A little over three months ago we moved ourselves to Chelan, Washington. For over two decades I was chasing after civilization, only to end up in a town half the population of Skaneateles.  Nor is it amongst the lush forests of western Washington, but instead nestled at a end of lake, much like Skaneateles, albeit surrounded by the high desert of central Washington.  It is a town not unlike my adolescence.  It has the same ebb and flow, the same energy and vitality and even socio-economic struggles. My spouse’s parents live just down the road, and I feel a bit rudderless if I do not see them at least once a week for dinner, watching TV together and just hanging out in each other’s presence. There is regret, too. I now recognize that the very same motivations that brought my parents and I to Skaneateles, are the same that bring me and my spouse to Chelan. I can, for the first time, see the virtues of the place my parents have now been at for some three decades.  And to add to all of this, I am now of the same age my parents were when they moved to Skaneateles. I find myself suddenly in the shadow of my parents, and from that I now possess a key of sorts.

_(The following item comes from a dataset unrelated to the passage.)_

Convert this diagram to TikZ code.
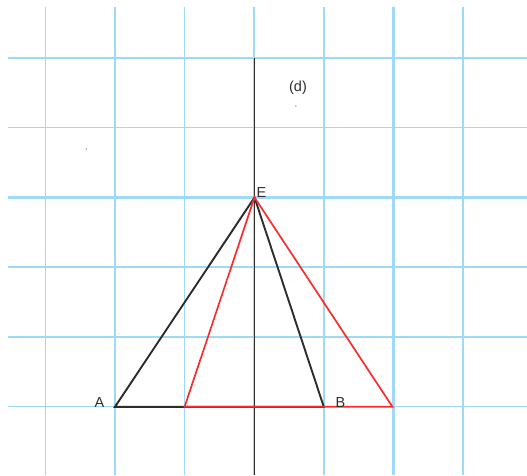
\documentclass[tikz,border=0pt]{standalone}
\usepackage{fontspec}
\setmainfont{Liberation Sans}
\definecolor{gridblue}{RGB}{160,216,247}
\definecolor{ink}{RGB}{45,45,45}
\definecolor{redline}{RGB}{250,45,45}
\tikzset{
  minorline/.style={draw=gridblue, line width=1.5pt},
  majorline/.style={draw=gridblue, line width=2.2pt},
  blackseg/.style={draw=ink, line width=1.9pt},
  redseg/.style={draw=redline, line width=1.7pt},
  lbl/.style={font=\fontsize{14.5}{16}\selectfont, text=ink, inner sep=0pt},
  speck/.style={fill=gray, circle, inner sep=0pt, minimum size=1.5pt}
}
\begin{document}
\begin{tikzpicture}[x=1pt,y=-1pt]
\useasboundingbox (0,0) rectangle (527,475);
% vertical grid lines
\foreach \i in {0,2,4,6}
  \draw[minorline] ({45.4+69.6*\i},6.7) -- ({45.4+69.6*\i},475);
\foreach \i in {1,3,5}
  \draw[majorline] ({45.4+69.6*\i},6.7) -- ({45.4+69.6*\i},475);
% horizontal grid lines
\foreach \j in {1,3,5}
  \draw[minorline] (8,{58+69.7*\j}) -- (527,{58+69.7*\j});
\foreach \j in {0,2,4}
  \draw[majorline] (8,{58+69.7*\j}) -- (527,{58+69.7*\j});
% points
\coordinate (top) at (254.5,58);
\coordinate (bot) at (254.5,475);
\coordinate (E) at (254.5,197.4);
\coordinate (A) at (115,406.8);
\coordinate (C) at (184.6,406.8);
\coordinate (B) at (323.8,406.8);
\coordinate (D) at (392.5,406.8);
% axis
\draw[blackseg] (top) -- (bot);
% black triangle
\draw[blackseg, line join=miter] (A) -- (E) -- (B) -- cycle;
% red triangle
\draw[redseg, line join=miter] (C) -- (E) -- (D) -- cycle;
% labels
\node[lbl, anchor=base] (lA) at (99.5,407.5) {A};
\node[lbl, anchor=base] (lB) at (340.5,407.5) {B};
\node[lbl, anchor=base west] (lE) at (256.5,197.5) {E};
\node[lbl] (ld) at (298,88) {(d)};
% specks
\node[speck] (s1) at (86.4,149) {};
\node[speck] (s2) at (295.8,106) {};
\node[speck, minimum size=1pt, fill=lightgray] (s3) at (119,333.7) {};
\end{tikzpicture}
\end{document}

We have replaced the trappings of civilization for the comforts of community. My mornings no longer include a forty-five minute trot to get to a bus, but instead a stroll out amongst the hills and river that flow from the end of the lake. I have emptied my iPhone of my bus schedules, and rarely use it if at all. There is but a single cafe to choose from. A single bookstore, too. Sure, there is a town museum to visit, albeit it is not one where I’d take a sketchbook. The zoo has been replaced by yard goats and a rodeo down the road. When I go into town, I walk out the door with a single key around my neck and tucked under my shirt.  I put on my headphones and jam to Daft Punk or listen to NPR … it depends on my mood and fickleness … something, I am told, that happens in your forties.  I do not carry a wallet, cash or even a credit card since I can get everything I need from the local grocer on credit.  I walk into town for yoga, or else get a crepe and coffee, or else stop into the local bookstore to make a new acquaintance.  I carry a simple messenger bag to gather my groceries, and I avoid using my car except on stops to the recycling center at the edge of town. And I find myself singing “to da dump dump dump dump dump dump dump” in the vein of the Lone Ranger’s opening theme song, not so unlike my own father whenever we took the garbage to the Skaneateles Dump. I look upon all the tourists, and hope they enjoy the town and at the same time hope they do not change its sedate way of community.   And I think more keenly and fondly on the town on the other side of the country where my parents still live. I get it now.  I get what I missed some thirty years ago that only now I can start to appreciate.  I am sorry, mom and dad, for not understanding nor appreciating what you trying to find and create.  I feel the key now pressed into my palm. I turn it and something inside of me clicks, and a door long locked slowly parts. Thank you, even if it has taken me some thirty years to appreciate the gift. Thank you.